Although the operations of the method(s) herein are shown and described in a particular order, the order of the operations of each method may be altered so that certain operations may be performed in an inverse order or so that certain operations may be performed, at least in part, concurrently with other operations. Instructions or sub-operations of distinct operations may be implemented in an intermittent and/or alternating manner.

It should also be noted that at least some of the operations for the methods described herein may be implemented using software instructions stored on a computer usable storage medium for execution by a computer. As an example, an embodiment of a computer program product includes a computer usable storage medium to store a computer readable program.

The computer-usable or computer-readable storage medium can be an electronic, magnetic, optical, electromagnetic, infrared, or semiconductor system (or apparatus or device). Examples of non-transitory computer-usable and computer-readable storage media include a semiconductor or solid-state memory, magnetic tape, a removable computer diskette, a random-access memory (RAM), a read-only memory (ROM), a rigid magnetic disk, and an optical disk. Current examples of optical disks include a compact disk with read only memory (CD-ROM), a compact disk with read/write (CD-R/W), and a digital video disk (DVD).
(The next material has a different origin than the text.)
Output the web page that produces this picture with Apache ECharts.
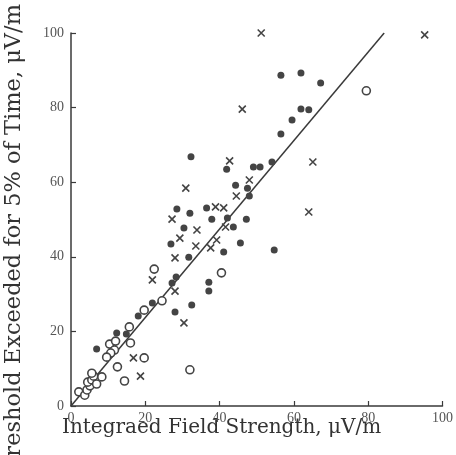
<!DOCTYPE html>
<html>
<head>
<meta charset="utf-8">
<script src="https://cdn.jsdelivr.net/npm/echarts@6/dist/echarts.min.js"></script>
<style>html,body{margin:0;padding:0;background:#fff;}#c{width:456px;height:455px;}</style>
</head>
<body>
<div id="c"></div>
<script>
var xTicks = [0, 20, 40, 60, 80, 100];
var yTicks = [0, 20, 40, 60, 80, 100];
var xTitle = 'Integraed Field Strength, \u03bcV/m';
var yTitle = 'Threshold Exceeded for 5% of Time, \u03bcV/m';

var filledDots = [
  [56.5, 88.7], [61.9, 89.3], [67.2, 86.6], [61.9, 79.6], [64.0, 79.4], [59.5, 76.7],
  [56.5, 72.9], [32.3, 66.8], [41.9, 63.5], [54.1, 65.4], [49.1, 64.1], [50.9, 64.1],
  [44.3, 59.2], [47.5, 58.4], [48.0, 56.3], [28.5, 52.8], [32.0, 51.7], [36.5, 53.1],
  [37.9, 50.1], [42.1, 50.4], [47.2, 50.1], [43.7, 48.0], [30.4, 47.7], [26.9, 43.4],
  [45.6, 43.7], [41.1, 41.3], [54.7, 41.8], [31.7, 39.9], [37.1, 33.2], [37.1, 30.8],
  [28.3, 34.6], [27.2, 33.0], [32.5, 27.1], [28.0, 25.2], [21.9, 27.6], [18.1, 24.1],
  [12.3, 19.6], [14.9, 19.3], [6.9, 15.3]
];
var openCircles = [
  [79.5, 84.5], [40.5, 35.7], [22.4, 36.7], [24.5, 28.2], [19.7, 25.7], [32.0, 9.7],
  [19.7, 12.9], [16.0, 16.9], [15.7, 21.2], [10.4, 16.6], [12.0, 17.4], [11.7, 15.0],
  [10.7, 14.2], [9.6, 13.1], [12.5, 10.5], [14.4, 6.7],
  [2.1, 3.8], [3.7, 2.9], [4.3, 4.3], [5.1, 5.4], [4.5, 6.4], [5.6, 7.0], [6.1, 8.0],
  [5.6, 8.8], [6.9, 5.9], [8.3, 7.8]
];
var crosses = [
  [51.2, 100], [95.2, 99.5], [46.1, 79.6], [42.7, 65.7], [65.1, 65.4], [64.0, 52.0],
  [30.9, 58.4], [48.0, 60.6], [44.5, 56.3], [38.9, 53.4], [41.1, 53.1], [27.2, 50.1],
  [33.9, 47.2], [41.6, 48.0], [29.3, 45.0], [33.6, 42.9], [39.2, 44.5], [37.6, 42.4],
  [28.0, 39.7], [21.9, 33.8], [28.0, 30.8], [30.4, 22.3], [16.8, 12.9], [18.7, 8.0]
];
var fitLine = [[0, 0], [84.3, 100]];

var ink = '#3a3a3a';
var chart = echarts.init(document.getElementById('c'));
chart.setOption({
  animation: false,
  backgroundColor: '#ffffff',
  grid: { left: 71, top: 33, right: 10, bottom: 49, containLabel: false },
  xAxis: {
    type: 'value', min: xTicks[0], max: xTicks[xTicks.length - 1], interval: 20,
    axisLine: { show: true, onZero: false, lineStyle: { color: ink, width: 1.5 } },
    axisTick: { show: true, inside: true, length: 5, lineStyle: { color: ink, width: 1.2 } },
    axisLabel: { color: '#555', fontFamily: 'Liberation Serif', fontSize: 14, margin: 5 },
    splitLine: { show: false }
  },
  yAxis: {
    type: 'value', min: yTicks[0], max: yTicks[yTicks.length - 1], interval: 20,
    axisLine: { show: true, onZero: false, lineStyle: { color: ink, width: 1.5 } },
    axisTick: { show: true, inside: true, length: 5, lineStyle: { color: ink, width: 1.2 } },
    axisLabel: { color: '#555', fontFamily: 'Liberation Serif', fontSize: 14, margin: 7 },
    splitLine: { show: false }
  },
  graphic: [
    { type: 'text', left: 62, top: 418,
      style: { text: xTitle, fill: '#333', font: '20px "DejaVu Serif"' } },
    { type: 'text', x: 3, y: 4, rotation: Math.PI / 2,
      style: { text: yTitle, fill: '#333', font: '22.5px "DejaVu Serif"', textAlign: 'right', textVerticalAlign: 'top' } }
  ],
  series: [
    { type: 'line', data: fitLine, symbol: 'none', lineStyle: { color: ink, width: 1.5 }, z: 1 },
    { type: 'scatter', data: filledDots, symbol: 'circle', symbolSize: 7,
      itemStyle: { color: '#444', opacity: 1 }, z: 3, clip: false },
    { type: 'scatter', data: openCircles, symbol: 'circle', symbolSize: 8,
      itemStyle: { color: '#ffffff', borderColor: '#444', borderWidth: 1.6, opacity: 1 }, z: 4, clip: false },
    { type: 'scatter', data: crosses, symbol: 'path://M0,0L10,10M10,0L0,10', symbolSize: 7,
      itemStyle: { color: '#444', borderColor: '#444', borderWidth: 1.6, opacity: 1 }, z: 4, clip: false }
  ]
});
</script>
</body>
</html>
Although specific embodiments have been described and illustrated, the claims are not to be limited to the specific forms or arrangements of parts so described and illustrated. The scope of the claimed embodiments is to be defined by the claims appended hereto and their equivalents.

Claims

1. A system comprising:

a memory;

a CPU core operatively coupled to the memory; and

an edge node that includes the memory and the CPU core,

wherein the edge node processes network traffic and provides networking services to a plurality of workloads, the edge node produces a measurement stream that includes a plurality of measurement values for at least one network performance metric, the measurement stream is submitted to an anomaly detector that is running on the edge node, the anomaly detector detects an anomaly in the measurement stream, the anomaly detector reports the anomaly, the anomaly detector uses a machine learning model to detect the anomaly, the machine learning model is adapted for detecting anomalies in the measurement stream by an unsupervised machine learning algorithm, and the anomaly in the measurement stream indicates anomalous network traffic.

2. The system of claim 1, wherein:

the edge node includes a packet processing pipeline circuit that includes a plurality of match action units arranged as a match action pipeline; and

the edge node uses at least one of the match action units to produce the measurement stream.
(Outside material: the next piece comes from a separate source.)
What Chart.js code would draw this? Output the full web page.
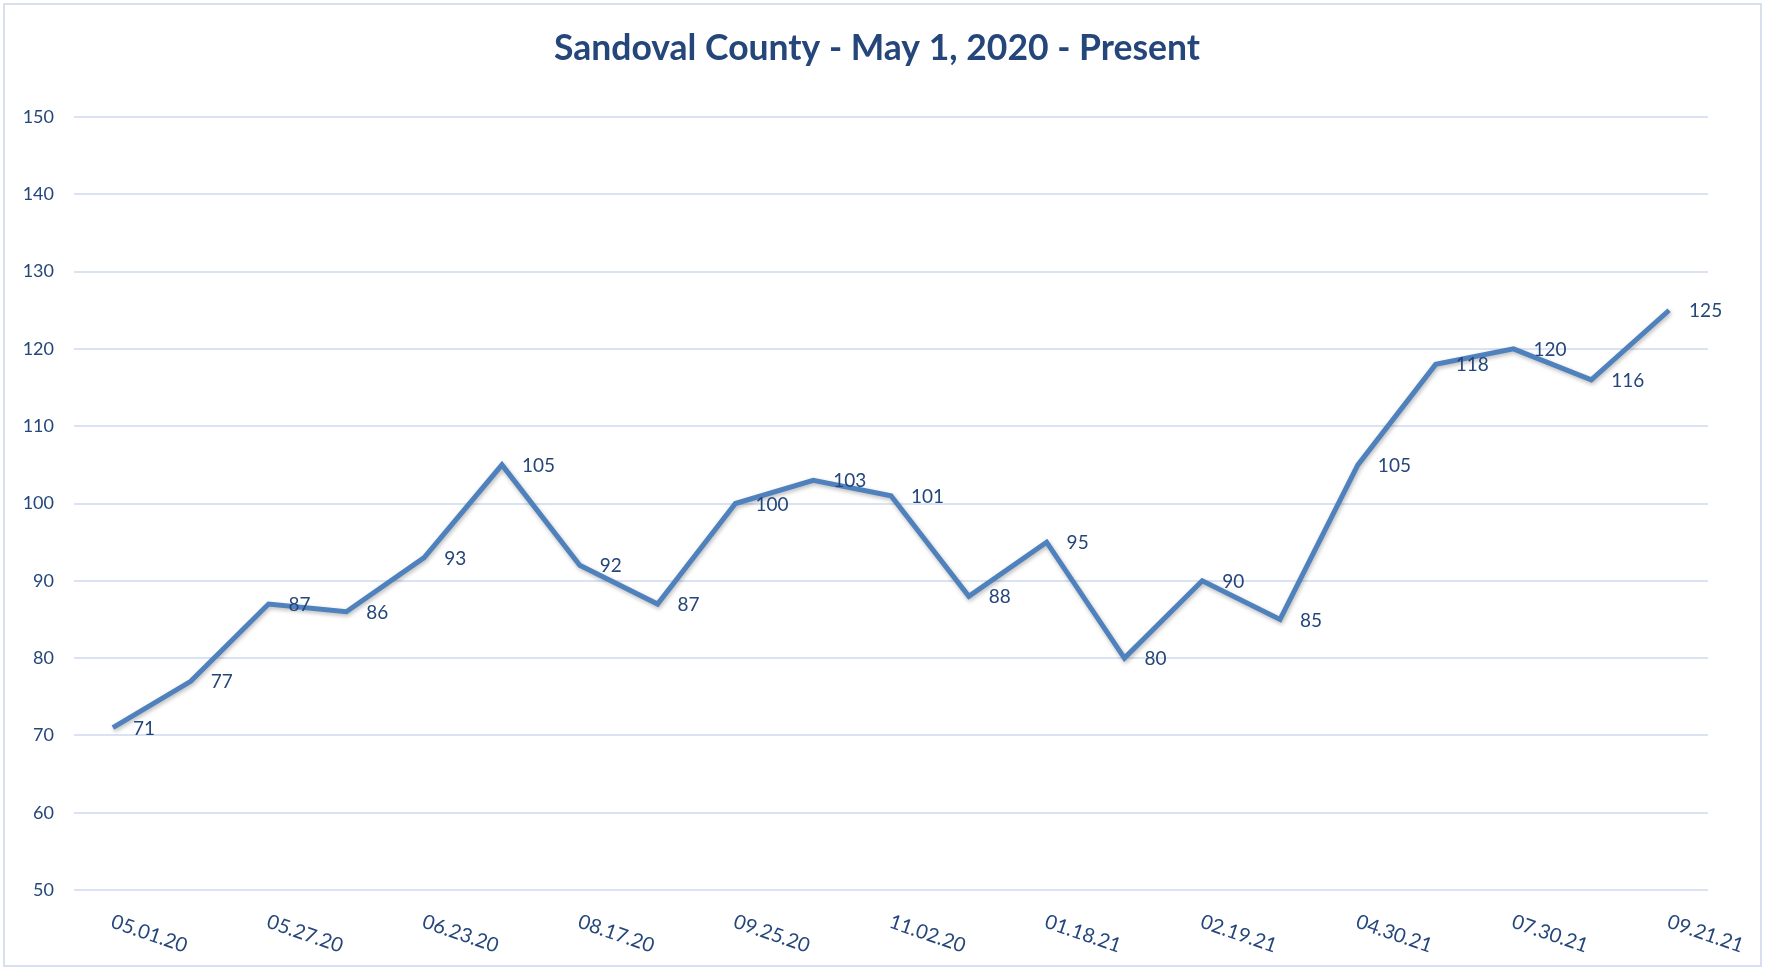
<!DOCTYPE html>
<html>
<head>
<meta charset="utf-8">
<script src="https://cdn.jsdelivr.net/npm/chart.js@4/dist/chart.umd.min.js"></script>
<style>
  html, body { margin: 0; padding: 0; background: #fff; }
  #wrap { width: 1765px; height: 970px; }
</style>
</head>
<body>
<div id="wrap"><canvas id="c" width="1765" height="970"></canvas></div>
<script>
// Data
const categories = [
  '05.01.20', '', '05.27.20', '', '06.23.20', '', '08.17.20', '',
  '09.25.20', '', '11.02.20', '', '01.18.21', '', '02.19.21', '',
  '04.30.21', '', '07.30.21', '', '09.21.21'
];
const values = [
  71, 77, 87, 86, 93, 105, 92, 87, 100, 103, 101,
  88, 95, 80, 90, 85, 105, 118, 120, 116, 125
];
const yTicks = [50, 60, 70, 80, 90, 100, 110, 120, 130, 140, 150];

const TITLE = 'Sandoval County - May 1, 2020 - Present';
const FONT = 'Lato, "Open Sans", sans-serif';
const TEXT = '#24467a';
const LINE = '#4f81bd';
const GRID = '#d9e3f1';

// Frame, title, x labels and point labels drawn through the chart's scales
const extras = {
  id: 'extras',
  beforeDraw(chart) {
    const ctx = chart.ctx;
    ctx.save();
    ctx.strokeStyle = '#d6e0ee';
    ctx.lineWidth = 2;
    ctx.strokeRect(4, 4, chart.width - 8, chart.height - 8);
    ctx.restore();
  },
  beforeDatasetDraw(chart) {
    const ctx = chart.ctx;
    ctx.save();
    ctx.shadowColor = 'rgba(0,0,0,0.28)';
    ctx.shadowBlur = 4;
    ctx.shadowOffsetX = 1;
    ctx.shadowOffsetY = 2;
  },
  afterDatasetDraw(chart) {
    chart.ctx.restore();
  },
  afterDraw(chart) {
    const ctx = chart.ctx;
    const x = chart.scales.x;
    const y = chart.scales.y;
    ctx.save();
    ctx.fillStyle = TEXT;

    // title, centred a little right of the plot centre like the original
    ctx.font = 'bold 35.5px ' + FONT;
    ctx.textAlign = 'center';
    ctx.textBaseline = 'middle';
    ctx.fillText(TITLE, 877, 49);

    // rotated category labels
    ctx.font = '20px ' + FONT;
    ctx.textAlign = 'left';
    categories.forEach((c, i) => {
      if (!c) return;
      ctx.save();
      ctx.translate(x.getPixelForValue(i) - 1, 921);
      ctx.rotate(19 * Math.PI / 180);
      ctx.fillText(c, 0, 0);
      ctx.restore();
    });

    // value labels to the right of each point
    ctx.font = '19px ' + FONT;
    values.forEach((v, i) => {
      ctx.fillText(String(v), x.getPixelForValue(i) + 20, y.getPixelForValue(v) + 1);
    });
    ctx.restore();
  }
};

new Chart(document.getElementById('c'), {
  type: 'line',
  data: {
    labels: categories,
    datasets: [{
      data: values,
      borderColor: LINE,
      borderWidth: 5,
      pointRadius: 0,
      tension: 0,
      fill: false,
    }],
  },
  options: {
    responsive: false,
    animation: false,
    devicePixelRatio: 1,
    layout: { padding: { left: 0, right: 57, top: 117, bottom: 0 } },
    plugins: {
      legend: { display: false },
      tooltip: { enabled: false },
      title: { display: false },
    },
    scales: {
      x: {
        offset: true,
        grid: { display: false },
        border: { display: false },
        ticks: { display: false },
        afterFit: (s) => { s.height = 80; },
      },
      y: {
        min: 50,
        max: 150,
        afterBuildTicks: (s) => { s.ticks = yTicks.map(v => ({ value: v })); },
        grid: { color: GRID, lineWidth: 2, drawTicks: false },
        border: { display: false },
        ticks: {
          color: TEXT,
          font: { family: FONT, size: 18 },
          padding: 20,
        },
        afterFit: (s) => { s.width = 74; },
      },
    },
  },
  plugins: [extras],
});
</script>
</body>
</html>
3. The system of claim 1, wherein:

a central training node receives an initial measurement set that includes an initial plurality of measurement values for the at least one network performance metric;

the central training node uses the unsupervised machine learning algorithm adapts a central model to detect the anomaly;

the central model is installed in the edge node as an edge model; and

the machine learning model used by the anomaly detector is the edge model.

4. The system of claim 1, wherein:

the edge node receives a trained central model from a central training node;

the edge node installs the trained central model as an edge model in the anomaly detector; and

the edge model is the machine learning model.
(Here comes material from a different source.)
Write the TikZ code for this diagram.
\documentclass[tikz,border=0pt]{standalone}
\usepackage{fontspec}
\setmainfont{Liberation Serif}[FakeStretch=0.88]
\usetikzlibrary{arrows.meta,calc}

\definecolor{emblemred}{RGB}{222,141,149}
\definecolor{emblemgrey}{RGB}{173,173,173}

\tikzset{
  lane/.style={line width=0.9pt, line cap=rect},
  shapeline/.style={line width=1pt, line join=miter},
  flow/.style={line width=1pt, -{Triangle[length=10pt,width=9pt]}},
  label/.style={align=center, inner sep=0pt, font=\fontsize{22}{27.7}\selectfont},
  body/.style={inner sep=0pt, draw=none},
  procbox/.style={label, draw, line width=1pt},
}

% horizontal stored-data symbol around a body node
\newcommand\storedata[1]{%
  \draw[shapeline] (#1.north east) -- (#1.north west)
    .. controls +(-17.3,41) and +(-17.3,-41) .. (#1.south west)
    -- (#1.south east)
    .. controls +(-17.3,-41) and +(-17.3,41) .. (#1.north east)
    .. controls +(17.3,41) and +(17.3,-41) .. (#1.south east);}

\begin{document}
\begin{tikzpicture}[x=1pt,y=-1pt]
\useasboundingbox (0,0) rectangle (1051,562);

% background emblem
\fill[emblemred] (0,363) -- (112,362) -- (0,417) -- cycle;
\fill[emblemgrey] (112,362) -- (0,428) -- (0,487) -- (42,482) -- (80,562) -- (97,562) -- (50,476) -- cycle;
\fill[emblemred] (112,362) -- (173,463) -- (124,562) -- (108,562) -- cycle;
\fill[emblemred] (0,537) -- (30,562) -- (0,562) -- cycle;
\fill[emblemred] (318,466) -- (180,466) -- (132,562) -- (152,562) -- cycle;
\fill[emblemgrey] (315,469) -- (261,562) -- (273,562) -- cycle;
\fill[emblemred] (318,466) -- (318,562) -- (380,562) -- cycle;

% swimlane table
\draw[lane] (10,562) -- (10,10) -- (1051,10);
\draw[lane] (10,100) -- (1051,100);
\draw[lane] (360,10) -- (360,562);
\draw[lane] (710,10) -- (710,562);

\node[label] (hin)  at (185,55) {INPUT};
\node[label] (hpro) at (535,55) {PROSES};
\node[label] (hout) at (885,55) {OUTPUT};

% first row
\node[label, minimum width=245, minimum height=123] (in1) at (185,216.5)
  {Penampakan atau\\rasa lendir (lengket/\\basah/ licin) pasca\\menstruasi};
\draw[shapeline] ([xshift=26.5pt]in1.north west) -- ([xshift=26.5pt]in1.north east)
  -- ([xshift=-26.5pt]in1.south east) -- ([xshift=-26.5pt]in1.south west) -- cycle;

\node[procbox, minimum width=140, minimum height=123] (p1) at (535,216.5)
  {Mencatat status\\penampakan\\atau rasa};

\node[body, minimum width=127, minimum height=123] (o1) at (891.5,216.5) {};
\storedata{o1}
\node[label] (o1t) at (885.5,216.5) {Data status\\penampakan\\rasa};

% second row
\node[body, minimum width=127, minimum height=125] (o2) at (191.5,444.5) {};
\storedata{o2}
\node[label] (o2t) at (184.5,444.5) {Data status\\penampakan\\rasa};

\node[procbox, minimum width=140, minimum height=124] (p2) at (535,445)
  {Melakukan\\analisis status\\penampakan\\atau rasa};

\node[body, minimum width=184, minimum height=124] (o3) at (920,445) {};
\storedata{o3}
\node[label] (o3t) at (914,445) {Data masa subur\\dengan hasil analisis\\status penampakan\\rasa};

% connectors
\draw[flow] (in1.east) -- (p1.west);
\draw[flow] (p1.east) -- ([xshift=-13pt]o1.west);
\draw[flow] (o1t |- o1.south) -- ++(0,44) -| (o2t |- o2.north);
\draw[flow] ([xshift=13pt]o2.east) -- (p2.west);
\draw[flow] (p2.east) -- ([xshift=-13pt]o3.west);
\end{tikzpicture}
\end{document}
5. The system of claim 4, wherein the edge node uses the unsupervised machine learning algorithm to further adapt the edge model for detecting anomalies in the measurement stream.

6. The system of claim 5, wherein:

the trained central model meets a central goodness of fit criterion;

the edge node has an edge goodness of fit criterion for the edge model; and

the edge node adapts the edge model for detecting anomalies in the measurement stream until the edge model meets the edge goodness of fit criterion.

7. The system of claim 4, wherein:

the edge node produces a first edge model training measurement stream; and

the edge node uses the unsupervised machine learning algorithm and the first edge model training measurement stream to further adapt the edge model for detecting anomalies in the measurement stream.

8. The system of claim 7, wherein the unsupervised machine learning algorithm is a K-means cluster learning algorithm.

9. The system of claim 8, wherein:

a second unsupervised machine learning algorithm adapts a second machine learning model for detecting anomalies in the measurement stream;

the anomaly detector uses the second machine learning model to detect a second anomaly; and

the second machine learning model is a random cut forest learning algorithm.

10. The system of claim 1, wherein the unsupervised machine learning algorithm is a clustering algorithm.

11. The system of claim 1, wherein the unsupervised machine learning algorithm is a K-means cluster learning algorithm.

12. The system of claim 1, wherein the unsupervised machine learning algorithm is a random cut forest learning algorithm.

13. The system of claim 1, wherein:

a central training node adapts a central model for detecting the anomaly;

a plurality of edge nodes install the central model as a plurality of edge models; and

at least two of the edge nodes use the edge models to detect the anomalous network traffic.

14. The system of claim 1, wherein:

a network configuration update is applied to the edge node before the anomaly is detected; and

the edge node automatically rolls back the network configuration update after the anomaly is detected.

15. The system of claim 1, wherein the measurement stream includes values for a plurality of network performance metrics.

16. A method comprising:

processing network traffic at a plurality of edge nodes that are configured to provide networking services to a plurality of workloads;

storing, by a central training node, an initial measurement set that includes a plurality of measurement values for at least one network performance metric that is related to processing of network traffic;

using an unsupervised machine learning algorithm to adapt a central model to detect an anomaly in the initial measurement set; and

deploying the central model to the edge nodes,

wherein the edge nodes are running a plurality of anomaly detectors, the central model is installed in the anomaly detectors as a plurality of edge models, and the edge nodes use the anomaly detectors to detect anomalous network traffic processing.

17. The method of claim 16, wherein at least one of the edge nodes produces the initial measurement set.

18. The method of claim 16, wherein:

one of the edge nodes includes a pipeline circuit that includes a match action pipeline;

the one of the edge nodes uses the pipeline circuit to produce a measurement stream; and

the one of the edge nodes uses the measurement stream and one of the anomaly detectors to detect the anomalous network traffic processing.

19. A system comprising:

a network traffic processing means for providing networking services to a plurality of workloads;

a measurement means for producing a measurement stream for at least one network performance metric;

an anomaly detection means for detecting an anomaly in the measurement stream; and

a reporting means for reporting the anomaly,

wherein an unsupervised machine learning algorithm adapts a machine learning model for detecting anomalies in the measurement stream, the anomaly detection means uses the machine learning model to detect the anomaly, and the anomaly in the measurement stream indicates anomalous network traffic.

20. The system of claim 19, further comprising:

a network configuration means for updating a network configuration from a first network configuration to a second network configuration; and

a rollback triggering means for triggering a configuration rollback means to roll back the network configuration from the second network configuration to the first network configuration.